#### Provided material
----------------------------------------

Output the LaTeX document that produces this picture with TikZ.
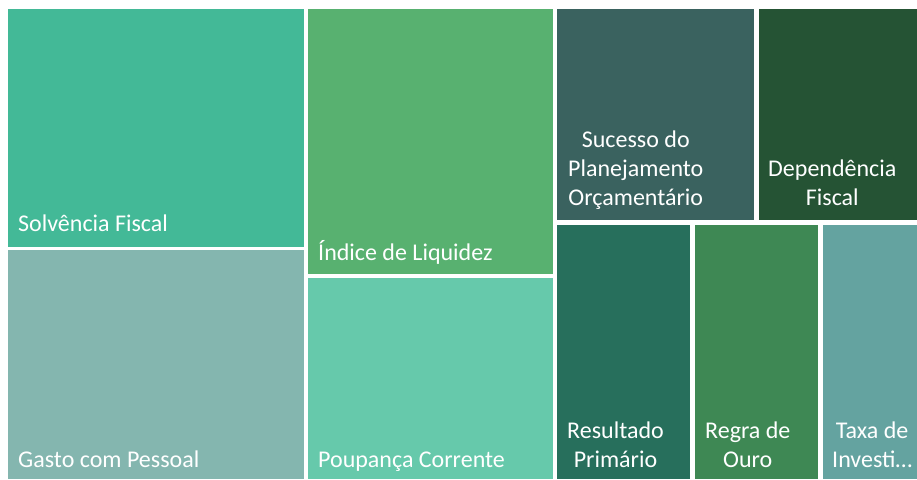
\documentclass[tikz,border=0pt]{standalone}
\usepackage{fontspec}
\setmainfont{Carlito}
\definecolor{cSolv}{RGB}{67,185,151}
\definecolor{cGasto}{RGB}{132,182,175}
\definecolor{cIndice}{RGB}{88,177,112}
\definecolor{cPoup}{RGB}{102,201,171}
\definecolor{cSuc}{RGB}{58,98,95}
\definecolor{cDep}{RGB}{37,83,52}
\definecolor{cRes}{RGB}{39,111,92}
\definecolor{cRegra}{RGB}{62,136,84}
\definecolor{cTaxa}{RGB}{100,163,160}
\tikzset{
	cell/.style={text=white, font=\fontsize{24}{29}\selectfont, align=center,
		anchor=south west, inner sep=0pt, text depth=0pt}
}
\begin{document}
\begin{tikzpicture}[x=1pt,y=-1pt]
		\useasboundingbox (0,0) rectangle (917,479);
		\fill[cSolv] (8,9) rectangle (304,247);
		\fill[cGasto] (8,250) rectangle (304,479);
		\fill[cIndice] (308,9) rectangle (553,274);
		\fill[cPoup] (308,278) rectangle (553,479);
		\fill[cSuc] (557,9) rectangle (754,220);
		\fill[cDep] (759,9) rectangle (917,220);
		\fill[cRes] (557,225) rectangle (690,479);
		\fill[cRegra] (695,225) rectangle (818,479);
		\fill[cTaxa] (823,225) rectangle (917,479);
		\node[cell] (solvencia) at (18,232) {Solvência Fiscal};
		\node[cell] (gasto) at (18,468) {Gasto com Pessoal};
		\node[cell] (indice) at (318,261) {Índice de Liquidez};
		\node[cell] (poupanca) at (318,468) {Poupança Corrente};
		\node[cell] (sucesso) at (568,206) {Sucesso do\\Planejamento\\Orçamentário};
		\node[cell] (dependencia) at (768,206) {Dependência\\Fiscal};
		\node[cell] (resultado) at (567,468) {Resultado\\Primário};
		\node[cell] (regra) at (705,468) {Regra de\\Ouro};
		\node[cell] (taxa) at (832,468) {Taxa de\\Investi…};
	\end{tikzpicture}
\end{document}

----------------------------------------

#### Problem to work on
Quote the data above in full, leaving out the pictures it holds.

#### Exercise response
Output the LaTeX document that produces this picture with TikZ.
\documentclass[tikz,border=0pt]{standalone}
\usepackage{fontspec}
\setmainfont{Carlito}
\definecolor{cSolv}{RGB}{67,185,151}
\definecolor{cGasto}{RGB}{132,182,175}
\definecolor{cIndice}{RGB}{88,177,112}
\definecolor{cPoup}{RGB}{102,201,171}
\definecolor{cSuc}{RGB}{58,98,95}
\definecolor{cDep}{RGB}{37,83,52}
\definecolor{cRes}{RGB}{39,111,92}
\definecolor{cRegra}{RGB}{62,136,84}
\definecolor{cTaxa}{RGB}{100,163,160}
\tikzset{
	cell/.style={text=white, font=\fontsize{24}{29}\selectfont, align=center,
		anchor=south west, inner sep=0pt, text depth=0pt}
}
\begin{document}
\begin{tikzpicture}[x=1pt,y=-1pt]
		\useasboundingbox (0,0) rectangle (917,479);
		\fill[cSolv] (8,9) rectangle (304,247);
		\fill[cGasto] (8,250) rectangle (304,479);
		\fill[cIndice] (308,9) rectangle (553,274);
		\fill[cPoup] (308,278) rectangle (553,479);
		\fill[cSuc] (557,9) rectangle (754,220);
		\fill[cDep] (759,9) rectangle (917,220);
		\fill[cRes] (557,225) rectangle (690,479);
		\fill[cRegra] (695,225) rectangle (818,479);
		\fill[cTaxa] (823,225) rectangle (917,479);
		\node[cell] (solvencia) at (18,232) {Solvência Fiscal};
		\node[cell] (gasto) at (18,468) {Gasto com Pessoal};
		\node[cell] (indice) at (318,261) {Índice de Liquidez};
		\node[cell] (poupanca) at (318,468) {Poupança Corrente};
		\node[cell] (sucesso) at (568,206) {Sucesso do\\Planejamento\\Orçamentário};
		\node[cell] (dependencia) at (768,206) {Dependência\\Fiscal};
		\node[cell] (resultado) at (567,468) {Resultado\\Primário};
		\node[cell] (regra) at (705,468) {Regra de\\Ouro};
		\node[cell] (taxa) at (832,468) {Taxa de\\Investi…};
	\end{tikzpicture}
\end{document}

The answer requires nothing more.